▶ **Set task**
Your copy of the material below should match it exactly, except that it holds no pictures.

══ Data excerpt

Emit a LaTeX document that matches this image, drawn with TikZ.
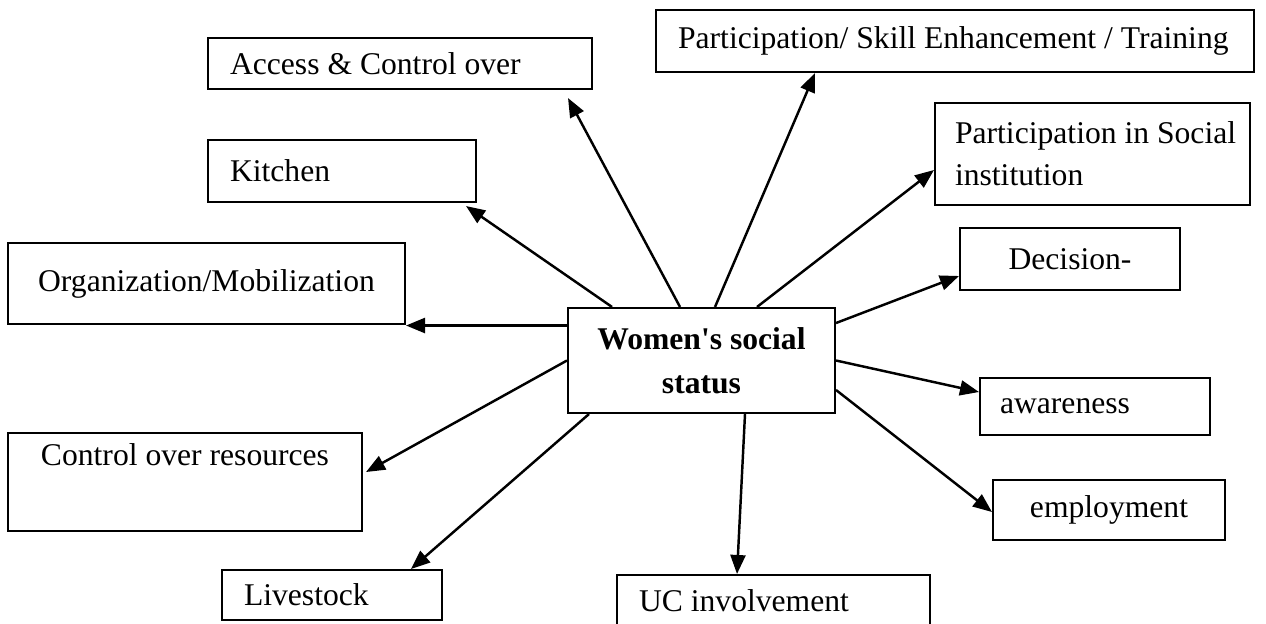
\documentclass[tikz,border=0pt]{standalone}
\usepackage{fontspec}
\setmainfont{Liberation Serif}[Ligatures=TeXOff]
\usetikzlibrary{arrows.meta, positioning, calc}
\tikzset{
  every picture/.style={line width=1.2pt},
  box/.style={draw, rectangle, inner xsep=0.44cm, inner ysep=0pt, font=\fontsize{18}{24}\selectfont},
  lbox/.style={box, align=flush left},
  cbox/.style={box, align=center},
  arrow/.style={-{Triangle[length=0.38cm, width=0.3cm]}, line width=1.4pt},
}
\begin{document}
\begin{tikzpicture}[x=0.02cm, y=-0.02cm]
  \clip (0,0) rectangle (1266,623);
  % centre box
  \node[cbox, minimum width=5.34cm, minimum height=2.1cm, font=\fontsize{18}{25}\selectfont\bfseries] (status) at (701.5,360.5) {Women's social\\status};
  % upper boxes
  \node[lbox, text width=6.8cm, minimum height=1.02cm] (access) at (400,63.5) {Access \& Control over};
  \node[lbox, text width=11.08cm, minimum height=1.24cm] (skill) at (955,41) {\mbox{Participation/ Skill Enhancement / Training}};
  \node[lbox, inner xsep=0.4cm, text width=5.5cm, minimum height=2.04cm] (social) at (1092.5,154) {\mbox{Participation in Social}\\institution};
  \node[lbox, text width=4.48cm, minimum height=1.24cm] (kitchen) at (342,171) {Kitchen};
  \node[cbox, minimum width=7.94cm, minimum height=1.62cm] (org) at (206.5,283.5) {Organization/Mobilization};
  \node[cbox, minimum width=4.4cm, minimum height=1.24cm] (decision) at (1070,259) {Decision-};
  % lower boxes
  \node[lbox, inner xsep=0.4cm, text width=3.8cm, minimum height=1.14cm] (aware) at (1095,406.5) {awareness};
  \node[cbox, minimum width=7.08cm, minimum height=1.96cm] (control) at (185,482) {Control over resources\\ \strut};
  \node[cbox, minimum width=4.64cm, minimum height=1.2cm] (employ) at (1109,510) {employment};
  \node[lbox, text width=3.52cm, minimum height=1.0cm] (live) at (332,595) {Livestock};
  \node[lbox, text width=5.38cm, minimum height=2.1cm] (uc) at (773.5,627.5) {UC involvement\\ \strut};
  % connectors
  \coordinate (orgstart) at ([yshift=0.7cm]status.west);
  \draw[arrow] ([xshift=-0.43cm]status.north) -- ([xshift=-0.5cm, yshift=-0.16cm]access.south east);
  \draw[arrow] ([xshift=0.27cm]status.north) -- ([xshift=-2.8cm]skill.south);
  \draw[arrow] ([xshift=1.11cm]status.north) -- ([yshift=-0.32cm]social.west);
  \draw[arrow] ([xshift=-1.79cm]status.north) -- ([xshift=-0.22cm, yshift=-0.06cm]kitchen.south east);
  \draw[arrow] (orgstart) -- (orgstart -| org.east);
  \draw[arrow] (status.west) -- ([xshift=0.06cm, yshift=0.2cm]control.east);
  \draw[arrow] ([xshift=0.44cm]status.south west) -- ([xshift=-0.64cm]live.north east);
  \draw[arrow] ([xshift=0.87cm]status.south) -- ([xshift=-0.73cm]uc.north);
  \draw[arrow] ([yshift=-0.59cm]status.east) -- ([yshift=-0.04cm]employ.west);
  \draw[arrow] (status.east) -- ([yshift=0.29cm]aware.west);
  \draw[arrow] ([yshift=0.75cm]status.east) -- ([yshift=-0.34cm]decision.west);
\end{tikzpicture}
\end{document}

════

▶ **Solution to this problem**
Emit a LaTeX document that matches this image, drawn with TikZ.
\documentclass[tikz,border=0pt]{standalone}
\usepackage{fontspec}
\setmainfont{Liberation Serif}[Ligatures=TeXOff]
\usetikzlibrary{arrows.meta, positioning, calc}
\tikzset{
  every picture/.style={line width=1.2pt},
  box/.style={draw, rectangle, inner xsep=0.44cm, inner ysep=0pt, font=\fontsize{18}{24}\selectfont},
  lbox/.style={box, align=flush left},
  cbox/.style={box, align=center},
  arrow/.style={-{Triangle[length=0.38cm, width=0.3cm]}, line width=1.4pt},
}
\begin{document}
\begin{tikzpicture}[x=0.02cm, y=-0.02cm]
  \clip (0,0) rectangle (1266,623);
  % centre box
  \node[cbox, minimum width=5.34cm, minimum height=2.1cm, font=\fontsize{18}{25}\selectfont\bfseries] (status) at (701.5,360.5) {Women's social\\status};
  % upper boxes
  \node[lbox, text width=6.8cm, minimum height=1.02cm] (access) at (400,63.5) {Access \& Control over};
  \node[lbox, text width=11.08cm, minimum height=1.24cm] (skill) at (955,41) {\mbox{Participation/ Skill Enhancement / Training}};
  \node[lbox, inner xsep=0.4cm, text width=5.5cm, minimum height=2.04cm] (social) at (1092.5,154) {\mbox{Participation in Social}\\institution};
  \node[lbox, text width=4.48cm, minimum height=1.24cm] (kitchen) at (342,171) {Kitchen};
  \node[cbox, minimum width=7.94cm, minimum height=1.62cm] (org) at (206.5,283.5) {Organization/Mobilization};
  \node[cbox, minimum width=4.4cm, minimum height=1.24cm] (decision) at (1070,259) {Decision-};
  % lower boxes
  \node[lbox, inner xsep=0.4cm, text width=3.8cm, minimum height=1.14cm] (aware) at (1095,406.5) {awareness};
  \node[cbox, minimum width=7.08cm, minimum height=1.96cm] (control) at (185,482) {Control over resources\\ \strut};
  \node[cbox, minimum width=4.64cm, minimum height=1.2cm] (employ) at (1109,510) {employment};
  \node[lbox, text width=3.52cm, minimum height=1.0cm] (live) at (332,595) {Livestock};
  \node[lbox, text width=5.38cm, minimum height=2.1cm] (uc) at (773.5,627.5) {UC involvement\\ \strut};
  % connectors
  \coordinate (orgstart) at ([yshift=0.7cm]status.west);
  \draw[arrow] ([xshift=-0.43cm]status.north) -- ([xshift=-0.5cm, yshift=-0.16cm]access.south east);
  \draw[arrow] ([xshift=0.27cm]status.north) -- ([xshift=-2.8cm]skill.south);
  \draw[arrow] ([xshift=1.11cm]status.north) -- ([yshift=-0.32cm]social.west);
  \draw[arrow] ([xshift=-1.79cm]status.north) -- ([xshift=-0.22cm, yshift=-0.06cm]kitchen.south east);
  \draw[arrow] (orgstart) -- (orgstart -| org.east);
  \draw[arrow] (status.west) -- ([xshift=0.06cm, yshift=0.2cm]control.east);
  \draw[arrow] ([xshift=0.44cm]status.south west) -- ([xshift=-0.64cm]live.north east);
  \draw[arrow] ([xshift=0.87cm]status.south) -- ([xshift=-0.73cm]uc.north);
  \draw[arrow] ([yshift=-0.59cm]status.east) -- ([yshift=-0.04cm]employ.west);
  \draw[arrow] (status.east) -- ([yshift=0.29cm]aware.west);
  \draw[arrow] ([yshift=0.75cm]status.east) -- ([yshift=-0.34cm]decision.west);
\end{tikzpicture}
\end{document}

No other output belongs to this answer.